HBAR fell to $0.1373 after breaching the key $0.145 support, a move that triggered alerts about market fragility and execution conditions. Trading interruptions and a drastic contraction in the supply of stablecoins on the network accompanied the drop, underscoring an immediate bearish scenario centered on liquidity stress.
The price of HBAR break to $0.1373 confirmed a decisive move below the previous $0.145 support and shifted the technical structure from a neutral configuration to an openly bearish one, according to market analysis. This confirmation of the breach below $0.145 marked a structural turn toward bearish momentum that reframed short-term expectations.
During the closing session, a pronounced drop in trading volume was recorded alongside a temporary suspension of activity; a stretch of zero volume between 14:12 and 14:14 UTC was reported as a sign of extreme illiquidity, which warned of possible technical disruption under stress conditions. This interruption highlighted fragility in the order book during heightened volatility.

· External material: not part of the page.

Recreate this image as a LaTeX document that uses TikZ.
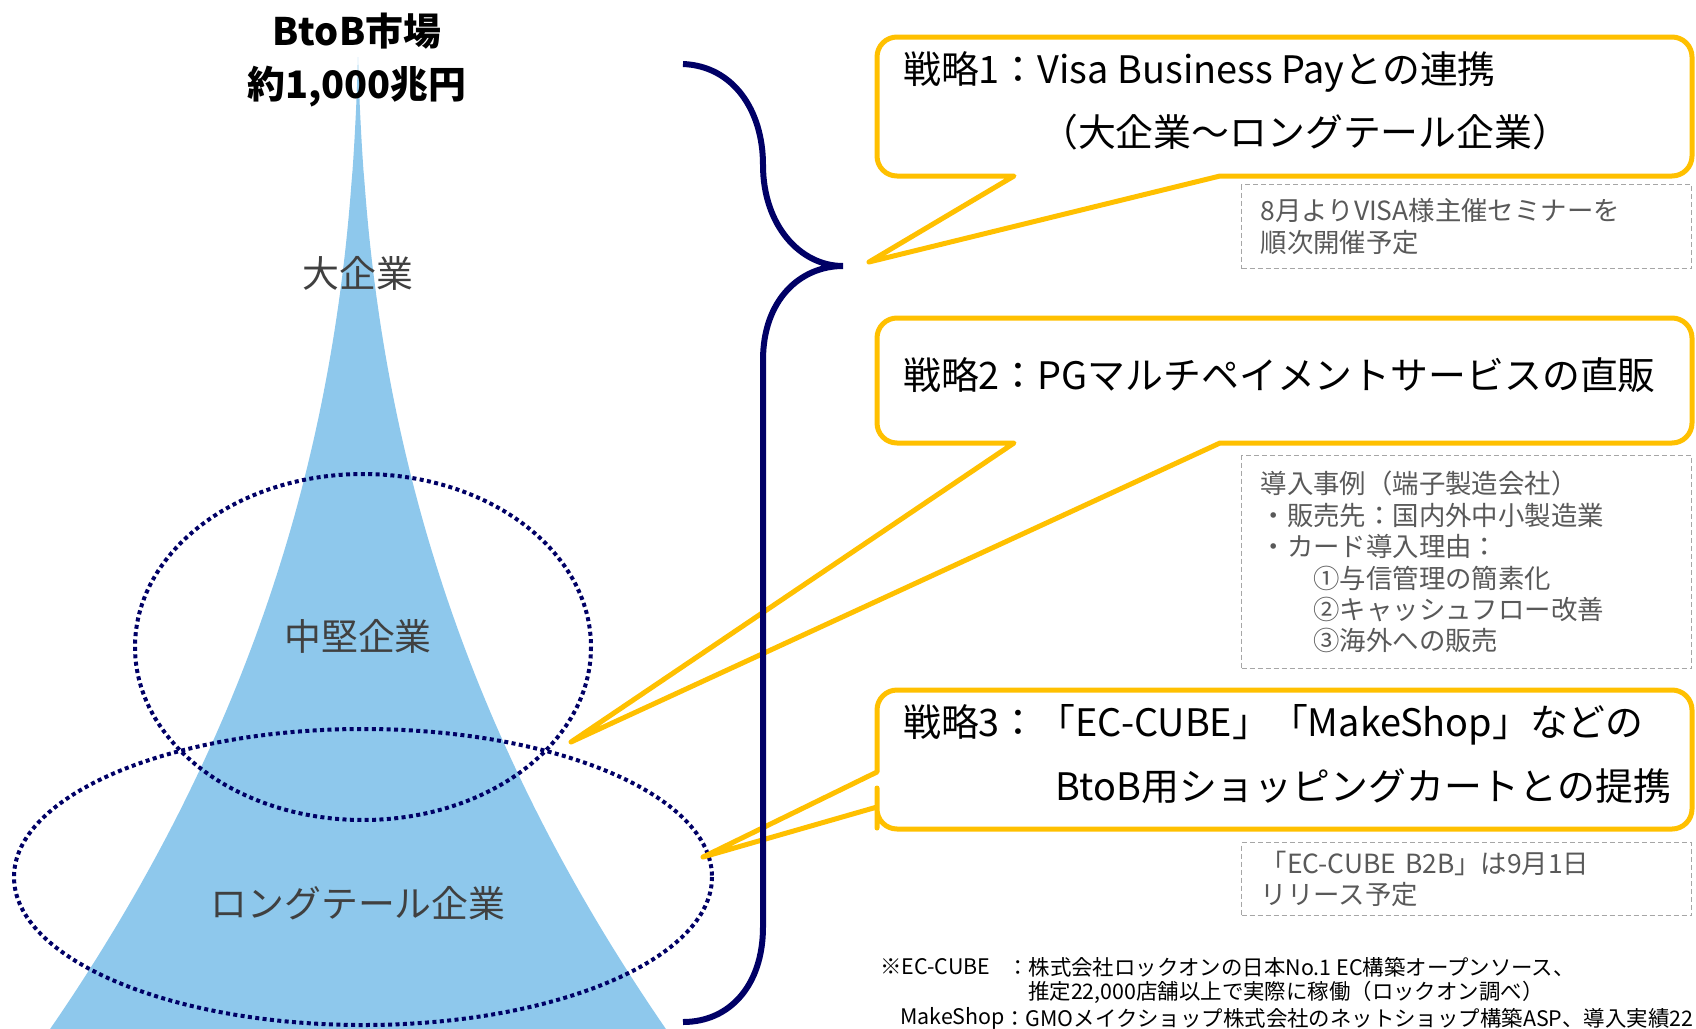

In parallel, on-chain liquidity showed marked deterioration: the supply of Hedera-linked stablecoins was reduced by around 80%, to approximately $41 million. This implies a substantial decline in the market’s capacity to facilitate transactions, lending, or yield strategies, functioning as a capital drain that can amplify selling pressure on HBAR and exacerbate short-term downside risk.
Technical and market context for HBAR
Order flow indicators corroborated the withdrawal of funds: the Chaikin Money Flow (CMF) showed increasing outflows that indicate demand deterioration. This behavior aligns with the observation that investor demand reached a three-month low, reinforcing the hypothesis of a weak bid and reduced conviction for a near-term recovery.
Still, the contrast between technological fundamentals and price behavior persists. The network has been valued for its transactional capacity and enterprise adoption —with mentions of technology partnerships and high-performance capabilities— but those elements have not prevented the evaporation of liquidity observed in the cited metrics. Some analyses, cited by CoinJournal, warn of the possibility of additional downward pressure, with projections mentioning alternate reference levels that traders will closely watch, keeping attention on potential further downside markers.
The combination of the technical break, volume suspension, and drop in stablecoin supply places HBAR in a phase of elevated liquidity risk that conditions near-term outlooks.